Some known examples of the Austrian domain hack are:

- donteat.at, a popular Foursquare service
- hailst.at, official website of Mississippi State Bulldogs athletics

== Properties ==
An .at domain may be between one and 63 characters in length, and registration is typically completed within minutes. Registrations of internationalized domain names are accepted. Since 31 March 2004, the use of German umlauts and other special characters has been supported. In mid-2007, it became possible to register domains consisting solely of digits, though this met with limited interest compared to other ccTLDs. Since 2004, .at has supported internationalized domain names (IDNs), including lowercase letters from the ISO 8859-1 character set as well as the characters œ, š, and ž from the Unicode Latin Extended-A range.

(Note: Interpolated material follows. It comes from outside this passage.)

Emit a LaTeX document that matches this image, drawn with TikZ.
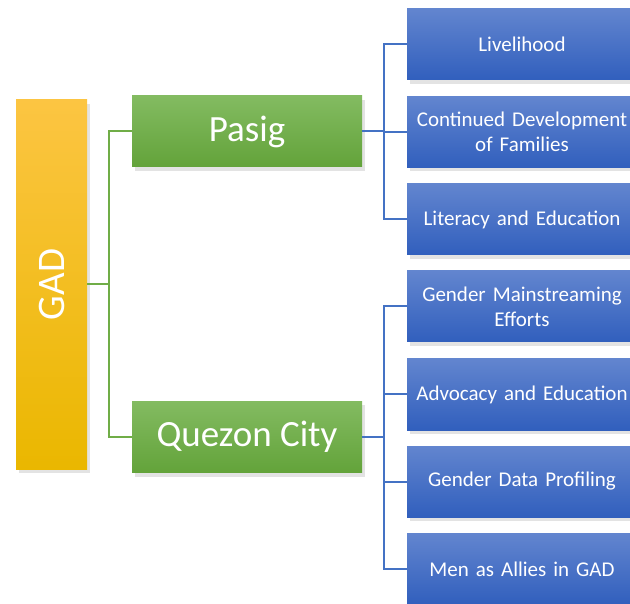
\documentclass[tikz,border=0pt]{standalone}
\usepackage{fontspec}
\setmainfont{Carlito}
\usetikzlibrary{shadows}

\definecolor{gadtop}{RGB}{252,197,66}
\definecolor{gadbot}{RGB}{234,183,0}
\definecolor{citytop}{RGB}{131,187,97}
\definecolor{citybot}{RGB}{99,163,58}
\definecolor{tasktop}{RGB}{98,133,207}
\definecolor{taskbot}{RGB}{49,95,189}
\definecolor{greenline}{RGB}{112,173,71}
\definecolor{blueline}{RGB}{68,114,196}

\begin{document}
\begin{tikzpicture}[x=1pt,y=1pt,
    every node/.style={inner sep=0,text=white,drop shadow={shadow xshift=3pt,shadow yshift=-4pt,opacity=0.22}},
    gadbox/.style={top color=gadtop,bottom color=gadbot,minimum width=71,minimum height=369,font=\fontsize{39}{44}\selectfont},
    citybox/.style={top color=citytop,bottom color=citybot,minimum width=230,minimum height=71,font=\fontsize{37}{42}\selectfont},
    taskbox/.style={top color=tasktop,bottom color=taskbot,minimum width=230,minimum height=71,text width=226,align=center,font=\fontsize{21}{25}\selectfont},
    gline/.style={draw=greenline,line width=2},
    bline/.style={draw=blueline,line width=2}]
  \useasboundingbox (0,0) rectangle (630,-604);
  % root
  \node[gadbox] (gad) at (51.5,-284.5) {\rotatebox{90}{GAD}};
  % cities
  \node[citybox] (pasig) at (247,-131.5) {Pasig};
  \node[citybox] (qc) at (247,-437) {Quezon City};
  % programmes
  \node[taskbox] (liv) at (522,-44.5) {Livelihood};
  \node[taskbox] (cont) at (522,-132) {Continued Development\\of Families};
  \node[taskbox] (lit) at (522,-219.5) {Literacy and Education};
  \node[taskbox] (gme) at (522,-306.5) {Gender Mainstreaming\\Efforts};
  \node[taskbox] (adv) at (522,-394.5) {Advocacy and Education};
  \node[taskbox] (gdp) at (522,-481.5) {Gender Data Profiling};
  \node[taskbox] (men) at (522,-569) {Men as Allies in GAD};
  % links
  \draw[gline] (gad.east) -- ++(22,0) coordinate (gj);
  \draw[gline] (gj) |- (pasig.west) (gj) |- (qc.west);
  \draw[bline] (pasig.east) -- ++(22,0) coordinate (pj);
  \foreach \t in {liv,cont,lit} \draw[bline] (pj) |- (\t.west);
  \draw[bline] (qc.east) -- ++(22,0) coordinate (qj);
  \foreach \t in {gme,adv,gdp,men} \draw[bline] (qj) |- (\t.west);
\end{tikzpicture}
\end{document}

Since 15 December 2011, .at has implemented Domain Name System Security Extensions (DNSSEC) to ensure the authenticity and integrity of Domain Name System data. On 10 February 2012, the DS resource record for .at was entered into the root name servers, enabling signature validation.

Since August 2016, it has been possible to register one- and two-character .at domains. Previously, due to technical requirements dating from 1993, only domains with at least three characters could be allocated.

== Distribution ==

The registry nic.at conducts an annual survey among holders of .at domains. In 2012, this revealed, among other things, that over half of the surveyed companies owned more than six domains, with a quarter owning more than 30.

Due to the liberal registration criteria, .at has experienced steady growth in recent years. In March 2012, exactly 1.1 million domains had been registered. By May 2019, the number had risen to over 1.3 million, equating to 0.15 .at domains per inhabitant. While growth in the 2000s sometimes exceeded 100,000 new domains per year, only around 55,000 were registered in total from 2015 to 2018.